I found a sinister scene. The truck driver, out of either caution or fear, had unhooked the truck cab, which was also filled with gasoline, and had disappeared with it into the fog. The tanker trailer was lying on one side, across the road from the factory, and gasoline was gushing out of the cover (which hadn’t been closed properly, or had come unbolted at impact). It was very cold and the gasoline, instead of evaporating, was pooling in the adjoining field.
A short while later, the fire department showed up; we went into a huddle and decided that the first thing to do was right the tanker trailer, but that would require a crane; they phoned the garage to have a crane sent out, but I said that it seemed dangerous to attach a hook to the trailer in that atmosphere saturated with gasoline fumes: the impact of steel against steel could produce sparks. So the firemen proposed covering everything with foam, the trailer, the road, and the field, and it was done in a flash, after which the field became snowy white, and was lovely to behold.

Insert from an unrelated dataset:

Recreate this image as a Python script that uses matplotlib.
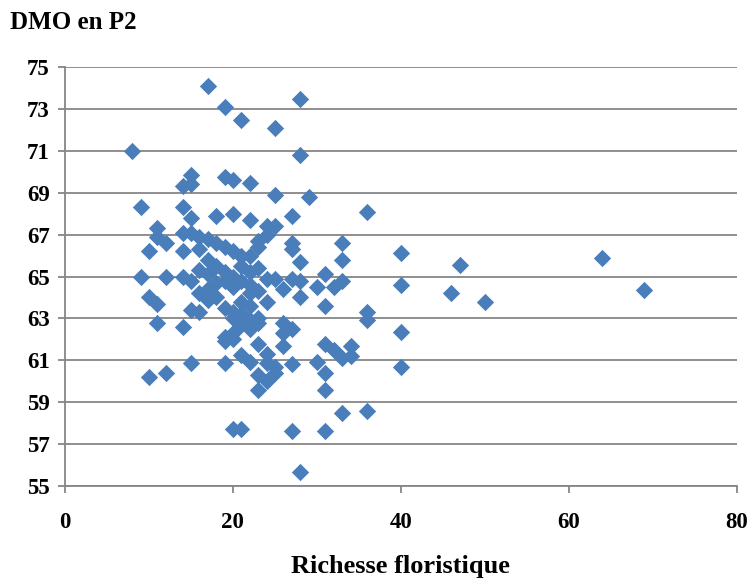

While we waited for the crane, and as the gasoline continued to pour out and flow away under the blanket of foam, another danger occurred to me. As the fuel tank gradually emptied, air entered to replace the gasoline, but that air was saturated with flammable vapors: this could result in the formation of an explosive mixture, and you couldn’t rule out the possibility of a spark being struck for some reason—during the lifting operations, from the impact of a monkey wrench banging against metal, or even from the friction of the gasoline pouring out. Who could say whether this gasoline contained the notorious additive?
I told the lieutenant fire
man that it might be wise to fill the emptying tank with inert gas. In the factory we had plenty of CO2 fire extinguishers: we could cautiously lift the lid, spray in the carbon dioxide, and close it again. The lieutenant approved; night had fallen, and we began the operation in the glare of spotlights. One after the other, we emptied five or six fire extinguishers into the half-full tank (the other half was still full of gasoline, because of the angle of the overturned vehicle), then we shut the lid again.
In the meantime, the cold had intensified and the fog had grown thicker; everyone else in the world, in the warmth of home, was getting ready to celebrate, and we felt abandoned. The firemen ran up and down like tightrope walkers on the rubber hoses of the foam pump, because the mixture in the hoses was beginning to freeze. The overturned tanker, covered with foam, had taken on the appearance of a centuries-old wreck.
At last the crane arrived, just before midnight, and along with it arrived champagne, through whose generosity I can no longer remember, whether it was the local police or the fuel company or the factory. The tanker trailer was righted, we slapped one another on the back in good cheer and to warm ourselves up, and we drank a toast to the new year, the success of the operation, and the danger we had avoided.
Two days later I learned that the danger we had avoided was even more serious than we had imagined. In another book, just as obscure as the first, I read that CO2 fire extinguishers are excellent for putting out fires after they’ve started, but they should absolutely never be sprayed at flammable solvents to prevent a blaze. As the carbon dioxide rushes violently out the nozzle, it cools and condenses into needles of dry ice; as they brush past the nozzle itself, they are electrified and generate sparks that can ignite the solvent before the atmosphere has become inert, or when the extinguisher is empty. The book described a terrible fire with an explosion that took place in the Netherlands: dozens of people were killed, and it had been started by the improper use of a CO2 fire extinguisher.